Когда люди принимали меня за еврея, мне хотелось ответить «Нет, я не еврей, я русский». Но сказать так было бы непорядочно в дни гонений на евреев.
Наконец я вышел на улицу. В голове стоял звон. Веселого все-таки было мало, лучший физический институт был теперь закрыт для меня. Да и, что уж там, прочие институты — тоже…
«Орлов, садитесь!»
Я обернулся. Черная «волга» подплыла неслышно, дверца была уж открыта. «Куда?» — спросил я. «На кудычкину горочку!» — бодро ответил, выглядывая из глубины, человек мезенцевского министерства, знакомый. — «Сюда, сюда садись».

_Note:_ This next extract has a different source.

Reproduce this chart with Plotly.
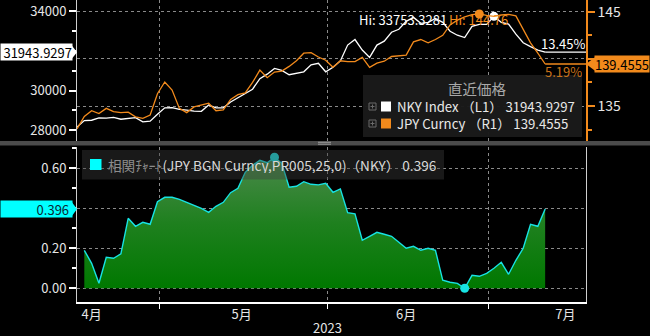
import plotly.graph_objects as go
import pandas as pd

# ---------------- data ----------------
dates = [d.strftime("%Y-%m-%d") for d in pd.bdate_range("2023-04-13", "2023-07-12")]

nky = [28157, 28480, 28500, 28620, 28610, 28640, 28550, 28600, 28630, 28420,
       28450, 28800, 29130, 29140, 29050, 29010, 28960, 28950, 29270, 29130,
       29130, 29420, 29630, 29850, 30070, 30600, 30830, 31120, 31020, 30800,
       30870, 30950, 31300, 31380, 30950, 31180, 31500, 32300, 32580, 32050,
       31680, 32300, 32500, 32950, 33100, 33500, 33700, 33400, 33450, 33650,
       33450, 33000, 32800, 32680, 33250, 33350, 33350, 33753.3281, 33450, 33360,
       32850, 32420, 32220, 32050, 31943.9297]

jpy = [132.58, 133.9, 134.5, 134.2, 134.75, 134.4, 134.3, 134.35, 133.85, 133.7,
       134.05, 136.3, 137.55, 136.7, 134.75, 134.3, 134.9, 135.1, 135.3, 134.5,
       134.6, 135.7, 136.2, 136.4, 137.5, 138.8, 138.0, 138.6, 138.7, 139.2,
       139.8, 140.6, 140.65, 140.2, 139.85, 139.1, 139.8, 139.7, 139.7, 140.15,
       139.1, 139.55, 139.75, 140.25, 140.3, 140.4, 141.8, 142.05, 141.7, 142.05,
       142.5, 143.6, 144.1, 144.45, 144.7, 144.76, 144.6, 144.5, 144.65, 144.72,
       144.55, 143.1, 141.7, 140.6, 139.4555]

corr_dates = dates[1:]
corr = [0.19, 0.125, 0.025, 0.155, 0.15, 0.172, 0.35, 0.31, 0.33, 0.32,
        0.433, 0.455, 0.455, 0.445, 0.43, 0.415, 0.40, 0.38, 0.41, 0.43,
        0.478, 0.50, 0.58, 0.615, 0.64, 0.628, 0.655, 0.625, 0.505, 0.51,
        0.533, 0.52, 0.517, 0.525, 0.48, 0.497, 0.378, 0.372, 0.24, 0.26,
        0.28, 0.27, 0.26, 0.23, 0.20, 0.21, 0.19, 0.20, 0.19, 0.04,
        0.03, 0.025, 0.0, 0.065, 0.06, 0.075, 0.10, 0.13, 0.07, 0.14,
        0.20, 0.32, 0.31, 0.396]

left_ticks = [28000, 30000, 32000, 34000]
left_ticktext = ["28000", "30000", "", "34000"]      # 32000 is covered by the last-value tag
right_ticks = [135, 140, 145]
right_ticktext = ["135", "", "145"]                  # 140 is covered by the last-value tag
corr_ticks = [0, 0.2, 0.4, 0.6]
corr_ticktext = ["0.00", "0.20", "", "0.60"]         # 0.40 is covered by the last-value tag

month_label_dates = ["2023-04-17", "2023-05-15 12:00", "2023-06-15", "2023-07-14 18:00"]
month_labels = ["4月", "5月", "6月", "7月"]
month_bounds = ["2023-04-28 06:00", "2023-05-31 06:00", "2023-06-30 06:00"]
year_label = "2023"
x_range = ["2023-04-13", "2023-07-19 14:00"]

corr_label = "0.396"
nky_name = "NKY Index"
jpy_name = "JPY Curncy"

# ---------------- styling ----------------
W, H = 650, 336
FONT = "Noto Sans CJK JP"
ORANGE = "#f28a1c"
CYAN = "#17e3e3"
GRID = "#8a8a8a"


def px(x):
    return x / W


def py(y):
    return 1 - y / H


top_dom = [py(141), 1.0]
bot_dom = [py(302), py(147)]
x_dom = [px(77), px(586)]
rb = [dict(bounds=["sat", "mon"])]

fig = go.Figure()

# top panel lines
fig.add_trace(go.Scatter(x=dates, y=nky, mode="lines", line=dict(color="white", width=1.3),
                         xaxis="x", yaxis="y", hoverinfo="skip"))
fig.add_trace(go.Scatter(x=dates, y=jpy, mode="lines", line=dict(color=ORANGE, width=1.3),
                         xaxis="x", yaxis="y2", hoverinfo="skip"))
# last value extension lines
fig.add_trace(go.Scatter(x=[dates[-1], x_range[1]], y=[nky[-1], nky[-1]], mode="lines",
                         line=dict(color="white", width=1.3), xaxis="x", yaxis="y", hoverinfo="skip"))
fig.add_trace(go.Scatter(x=[dates[-1], x_range[1]], y=[jpy[-1], jpy[-1]], mode="lines",
                         line=dict(color=ORANGE, width=1.3), xaxis="x", yaxis="y2", hoverinfo="skip"))
# highs
i_nky = nky.index(max(nky))
i_jpy = jpy.index(max(jpy))
fig.add_trace(go.Scatter(x=[dates[i_nky]], y=[nky[i_nky]], mode="markers",
                         marker=dict(color="white", size=9), xaxis="x", yaxis="y", hoverinfo="skip"))
fig.add_trace(go.Scatter(x=[dates[i_jpy]], y=[jpy[i_jpy]], mode="markers",
                         marker=dict(color=ORANGE, size=9), xaxis="x", yaxis="y2", hoverinfo="skip"))

# correlation area
fig.add_trace(go.Scatter(x=corr_dates, y=corr, mode="lines", line=dict(color=CYAN, width=1.4),
                         fill="tozeroy",
                         fillgradient=dict(type="vertical", start=0, stop=0.66,
                                           colorscale=[[0, "#007800"], [0.5, "#1f801f"], [1, "#4d8a4d"]]),
                         xaxis="x2", yaxis="y3", hoverinfo="skip"))
i_cmax = corr.index(max(corr))
i_cmin = corr.index(min(corr))
fig.add_trace(go.Scatter(x=[corr_dates[i_cmax], corr_dates[i_cmin]], y=[corr[i_cmax], corr[i_cmin]],
                         mode="markers", marker=dict(color=CYAN, size=9),
                         xaxis="x2", yaxis="y3", hoverinfo="skip"))

axis_font = dict(family=FONT, size=13, color="#e6e6e6")

fig.update_layout(
    width=W, height=H,
    margin=dict(l=0, r=0, t=0, b=0),
    paper_bgcolor="black", plot_bgcolor="black",
    showlegend=False,
    font=dict(family=FONT, color="#e6e6e6"),
    xaxis=dict(domain=x_dom, range=x_range, anchor="y", rangebreaks=rb,
               showticklabels=False, ticks="", showgrid=False, zeroline=False, showline=False,
               minor=dict(tickmode="array", tickvals=month_bounds, showgrid=True, gridcolor=GRID,
                          griddash="3px,3px", gridwidth=1, ticks="")),
    yaxis=dict(domain=top_dom, range=[27450, 34580], anchor="x",
               tickmode="array", tickvals=left_ticks, ticktext=left_ticktext,
               ticks="outside", ticklen=7, tickwidth=2, tickcolor="white",
               showline=True, linecolor="#cfcfcf", linewidth=1, showgrid=False, zeroline=False,
               tickfont=axis_font,
               minor=dict(dtick=1000, ticks="outside", ticklen=4, tickcolor="white", showgrid=False)),
    yaxis2=dict(overlaying="y", side="right", anchor="x", range=[131.29, 146.24],
                tickmode="array", tickvals=right_ticks, ticktext=right_ticktext,
                ticks="outside", ticklen=7, tickwidth=2, tickcolor=ORANGE,
                showline=True, linecolor=ORANGE, linewidth=1.5,
                showgrid=True, gridcolor=GRID, griddash="3px,3px", gridwidth=1, zeroline=False,
                tickfont=dict(family=FONT, size=14, color="#e6e6e6"),
                minor=dict(dtick=2.5, tick0=130, ticks="outside", ticklen=4, tickcolor=ORANGE, showgrid=False)),
    xaxis2=dict(domain=x_dom, range=x_range, anchor="y3", rangebreaks=rb,
                tickmode="array", tickvals=month_label_dates, ticktext=month_labels, ticks="",
                tickfont=axis_font, showgrid=False, zeroline=False,
                showline=True, linecolor="white", linewidth=1.5,
                minor=dict(tickmode="array", tickvals=month_bounds, showgrid=True, gridcolor=GRID,
                           griddash="3px,3px", gridwidth=1, ticks="outside", ticklen=5, tickcolor="white")),
    yaxis3=dict(domain=bot_dom, range=[-0.0685, 0.7065], anchor="x2",
                tickmode="array", tickvals=corr_ticks, ticktext=corr_ticktext,
                ticks="outside", ticklen=7, tickwidth=2, tickcolor="white",
                showline=True, linecolor="#cfcfcf", linewidth=1, mirror=True,
                showgrid=True, gridcolor=GRID, griddash="3px,3px", gridwidth=1, zeroline=False,
                tickfont=axis_font,
                minor=dict(dtick=0.1, tick0=0, ticks="outside", ticklen=4, tickcolor="white", showgrid=False)),
)

shapes = []
# divider bar
shapes.append(dict(type="rect", xref="paper", yref="paper", x0=0, x1=1, y0=py(145.5), y1=py(141),
                   fillcolor="#4b4b4b", line=dict(width=0), layer="above"))
for yy in (142.3, 144.2):
    shapes.append(dict(type="line", xref="paper", yref="paper", x0=px(318), x1=px(331), y0=py(yy), y1=py(yy),
                       line=dict(color="#9a9a9a", width=1), layer="above"))
# top legend box
shapes.append(dict(type="rect", xref="paper", yref="paper", x0=px(363), x1=px(582), y0=py(137), y1=py(75),
                   fillcolor="rgba(26,26,26,0.97)", line=dict(width=0), layer="above"))
shapes.append(dict(type="rect", xref="paper", yref="paper", x0=px(381), x1=px(391), y0=py(111.5), y1=py(101.5),
                   fillcolor="white", line=dict(width=0), layer="above"))
shapes.append(dict(type="rect", xref="paper", yref="paper", x0=px(381), x1=px(391), y0=py(128.5), y1=py(118.5),
                   fillcolor=ORANGE, line=dict(width=0), layer="above"))
for yc in (106.5, 123.5):
    shapes.append(dict(type="rect", xref="paper", yref="paper", x0=px(369), x1=px(376), y0=py(yc + 3.5), y1=py(yc - 3.5),
                       fillcolor="rgba(0,0,0,0)", line=dict(color="#6a6a6a", width=1), layer="above"))
    shapes.append(dict(type="line", xref="paper", yref="paper", x0=px(370.5), x1=px(374.5), y0=py(yc), y1=py(yc),
                       line=dict(color="#6a6a6a", width=1), layer="above"))
    shapes.append(dict(type="line", xref="paper", yref="paper", x0=px(372.5), x1=px(372.5), y0=py(yc + 2), y1=py(yc - 2),
                       line=dict(color="#6a6a6a", width=1), layer="above"))
# bottom legend box
shapes.append(dict(type="rect", xref="paper", yref="paper", x0=px(82), x1=px(444), y0=py(179.5), y1=py(150),
                   fillcolor="rgba(60,60,60,0.42)", line=dict(width=0), layer="above"))
shapes.append(dict(type="rect", xref="paper", yref="paper", x0=px(90), x1=px(101.5), y0=py(170), y1=py(159),
                   fillcolor="#00ffff", line=dict(width=0), layer="above"))

# tag arrow tips
nky_last = nky[-1]
shapes.append(dict(type="path", xref="paper", yref="y",
                   path=f"M {px(71)},{nky_last + 390} L {px(77)},{nky_last} L {px(71)},{nky_last - 390} Z",
                   fillcolor="white", line=dict(width=0), layer="above"))
jpy_last = jpy[-1]
shapes.append(dict(type="path", xref="paper", yref="y2",
                   path=f"M {px(596)},{jpy_last + 0.8} L {px(586)},{jpy_last} L {px(596)},{jpy_last - 0.8} Z",
                   fillcolor=ORANGE, line=dict(width=0), layer="above"))
c_last = corr[-1]
shapes.append(dict(type="path", xref="paper", yref="y3",
                   path=f"M {px(71)},{c_last + 0.041} L {px(77)},{c_last} L {px(71)},{c_last - 0.041} Z",
                   fillcolor="#00ffff", line=dict(width=0), layer="above"))
fig.update_layout(shapes=shapes)

ann = []
# value tags
ann.append(dict(xref="paper", yref="y", x=0, y=nky_last, xanchor="left", yanchor="middle",
                text=f"{nky_last:.4f}", showarrow=False, bgcolor="white", width=71, height=16,
                align="right", borderpad=0, font=dict(family=FONT, size=13, color="black")))
ann.append(dict(xref="paper", yref="y2", x=1, y=jpy_last, xanchor="right", yanchor="middle",
                text=f"{jpy_last:.4f}", showarrow=False, bgcolor=ORANGE, width=54, height=16,
                align="center", borderpad=0, font=dict(family=FONT, size=13, color="black")))
ann.append(dict(xref="paper", yref="y3", x=0, y=c_last, xanchor="left", yanchor="middle",
                text=corr_label + " ", showarrow=False, bgcolor="#00ffff", width=71, height=16,
                align="right", borderpad=0, font=dict(family=FONT, size=13, color="#0a2a35")))
# highs
ann.append(dict(xref="paper", yref="paper", x=px(357), y=py(19), xanchor="left", yanchor="middle",
                text=f"Hi: {nky[i_nky]:.4f}", showarrow=False, height=15,
                font=dict(family=FONT, size=13, color="white")))
ann.append(dict(xref="paper", yref="paper", x=px(447), y=py(19), xanchor="left", yanchor="middle",
                text=f"Hi: {jpy[i_jpy]:.2f}", showarrow=False, height=15,
                font=dict(family=FONT, size=13, color=ORANGE)))
# percent changes
ann.append(dict(xref="paper", yref="paper", x=px(587), y=py(43), xanchor="right", yanchor="middle",
                text=f"{(nky[-1] / nky[0] - 1) * 100:.2f}%", showarrow=False, height=15,
                font=dict(family=FONT, size=13, color="white")))
ann.append(dict(xref="paper", yref="paper", x=px(584), y=py(71), xanchor="right", yanchor="middle",
                text=f"{(jpy[-1] / jpy[0] - 1) * 100:.2f}%", showarrow=False, height=14,
                font=dict(family=FONT, size=13, color="#c8721a")))
# top legend
ann.append(dict(xref="paper", yref="paper", x=px(477), y=py(88.5), xanchor="center", yanchor="middle",
                text="直近価格", showarrow=False, height=15,
                font=dict(family=FONT, size=14.5, color="#a8a8a8")))
ann.append(dict(xref="paper", yref="paper", x=px(395), y=py(115), xanchor="left", yanchor="middle",
                text=f"{nky_name} （L1） {nky_last:.4f}<br>{jpy_name} （R1） {jpy_last:.4f}",
                showarrow=False, align="left",
                font=dict(family=FONT, size=13.2, color="#e8e8e8")))
# bottom legend
ann.append(dict(xref="paper", yref="paper", x=px(106), y=py(165), xanchor="left", yanchor="middle",
                text=f"<span style='color:#8c8c8c'>相関ﾁｬｰﾄ</span>(JPY BGN Curncy,PR005,25,0)（NKY） {corr_label}",
                showarrow=False, height=16, font=dict(family=FONT, size=13.6, color="#d8d8d8")))
# year label
ann.append(dict(xref="x2", yref="paper", x=month_bounds[1], y=py(327), xanchor="center", yanchor="middle",
                text=year_label, showarrow=False, font=dict(family=FONT, size=13, color="#e6e6e6")))
fig.update_layout(annotations=ann)

fig.write_html("out.html")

ИТЭФ расположен на юго-западной окраине Москвы. Машина катила к центру. Проехали Даниловское кладбище, старое, заросшее, куда, бывало, всей семьей — отец, мать, Петя, Митя, бабушка, — ходили на могилу моего деда, подправляли деревянный крест, убирали напавшие за зиму сучья, листья, сидели, закусывали, я гулял вокруг. («Как же я забыл о нем, не разыскал могилы?») Выехали на Полянку, улицу моего детства, свернули в кривое колено переулка, мимо материного как раз подвала («С матерью не попрощался!»), и остановились. ГЛАВАТОМ, Государственный Комитет по использованию атомной энергии. Но ведь и Маслянского вначале не на Лубянке встречали…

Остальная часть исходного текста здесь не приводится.